The above declaration for color does not mean that full color cannot be decorative or that limited color cannot be high art. Color by itself is not the only element required in a good painting. Instead, what we have here is a point of view that much of what we call great art uses color to describe a condition of light. In a decorative work, the figures and objects are often passive and seldom break through the picture plane to engage one emotionally. The viewer remains a spectator rather than a participant.

However, this does not mean that a fine art painting cannot maintain a quiet mood. A painter does not need to indulge in the turbulent storms and dramatic abnormalities of nature to convey a meaningful perception. In decorative painting, as defined by light falling on the scene, color is ignored in favor of repetitive color harmonies often combined with an easily identifiable image. In fact, the subject matter often takes precedence over the harmonizing color pattern. The problem is then compounded. Influenced by contemporary fashion, the painter has disfigured the sheer beauty he or she sought to achieve.

Colored Tonalism

Another form of decorative painting is called “colored tonalism”. This style of painting, practiced much today, relies on gradations of the same color to describe each shape within the scene. For example, a vase in a still life, or face in a portrait, may be rendered in light or dark shades of the same color. The foliage in a landscape, mimicking the Impressionist manner, may be described in different saturations of the same bluish-gray.

Has our increasingly urban culture become accustomed to pictures in which, however, the light falls or the shape recedes, a sameness of color? Or duplications of matching grays? I think not. As we have seen, different colors must be used to show light and recession. It is just that those who paint using a single color scheme for each shape succumb to commercialism and the decorative tastes of living quarters instead of relying on the innumerable colors of nature.

Paint from Life

Painting from life goes beyond derivation and decoration. Painting before nature gives the painter an understanding of how colors relate to one another. Only by being in front of a scene can one see the intensity of a pinkish sky, the earthy color in rocks, the clear reds and purples of the setting sun, and the brilliant silver and golden grays near the horizon. Only by seeing these colors directly can one describe this vitality.

Values: Lightness and Darkness

As there is an almost infinite range of color in what we see and paint, so is there an equal range of light and dark. When the painter first glances at a scene –squinting the eyes to see the largest areas — he or she may perceive an evenness to all the light areas and, separately, the dark areas. However, within the overall light area and the dark, there exist many different distinctions of value. Just as he or she must record these subtleties in their different colors, so should he or she denote their different values — and values lie in color, they are an abstraction of color.
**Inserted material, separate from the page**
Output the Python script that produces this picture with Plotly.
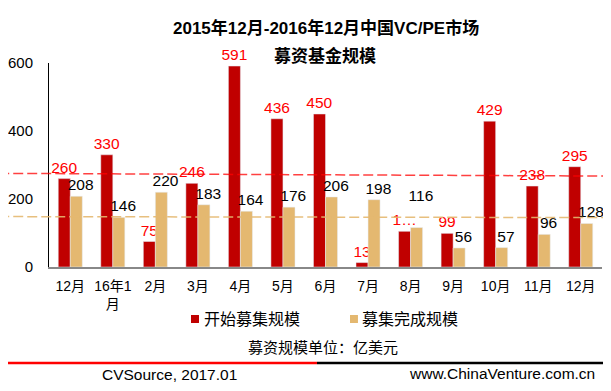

Colors Never Repeat Themselves

In the painter’s field of view, each area is a different color and a different value, neither of which ever repeats in that scene. The truth of this simple fact is easier to grasp in concept than to put into practice. Have not we seen many works, even in museums, where the grassy field rolls off into the distance in the same greenish-yellow? Perhaps it is modified by a lighter value as it recedes, but it is the same color nevertheless. But we sense that this entraps us somehow. We know that when we are standing in front of a similar scene, the color of the near foreground is far more intense and of a more robust character of color than it is in the distance.

We prove to ourselves that colors in nature never repeat themselves. And, of course, the great painters knew this; that is why their work had so much vitality. As we understand from the above discussion, it is also true that different saturations of color — the varying intensity of a single hue — do not repeat in the same scene. Only artificially on a paint manufacturer’s sampling of color chips can a color be the same. Under natural light, even the same “local” colors will be distinguished as different. Each must occupy a unique physical space and hence be seen in a different light. Grasping this subtlety of diverse color is a major confusion in painting.